Vestager vs Multinational Corporations

27 September 2019

The European Commission has lost its case against Starbucks. In 2015 Competition Commissioner Margrethe Vestager ordered the Netherlands to recoup millions in unpaid taxes from the multinational. This decision was one of the first from the European Commission against a company of such scale after the LuxLeaks in 2014. The court has maintained a second decision issued in 2015 that led to Luxembourg recovering €23.1 million from Fiat Chrysler. Both of these judgements can be appealed at the European Court of Justice.

Challenges have been piling up at the EU courts since state-aid investigators started work in 2013 to unearth what they deemed to be the most problematic examples of otherwise legal individual tax agreements, known as tax rulings, doled out to companies by member countries.
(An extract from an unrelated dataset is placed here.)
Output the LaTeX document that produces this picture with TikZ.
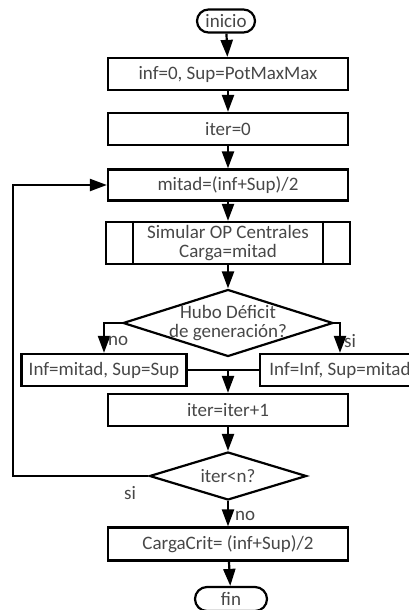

Finding itself at the receiving end of most of the EU’s decisions since then, Luxembourg was ordered to recoup 250 million euros from Amazon in2017 and 120 million euros in back taxes from energy utility Engie SA, France’s former natural-gas monopoly, previously known as GDF Suez, last year.

As the incoming Vice-President of the European Commission with a portfolio covering the Digital Strategy of the European Union, Vestager must be careful not to multiply the number of defeats for the European Commission. To help her in this new role, she has appointed Kim Jørgensen, former Danish Ambassador to the EU as her head of Cabinet.

Another high-profile case on the table is the €13 billion back-tax bill Apple has to pay to Ireland. This case has been the highlight of antitrust chief Margrethe Vestager’s five-year crackdown on U.S. tech giants. Apple said it is the world’s biggest taxpayer, urging EU judges to overturn the 2016 order by the European Commission Apple, which made a reputation on smashing industry conventions, “follows the rules” and the EU was wrong to claim that profits should have been taxed in Ireland instead of the U.S. where Apple products are developed.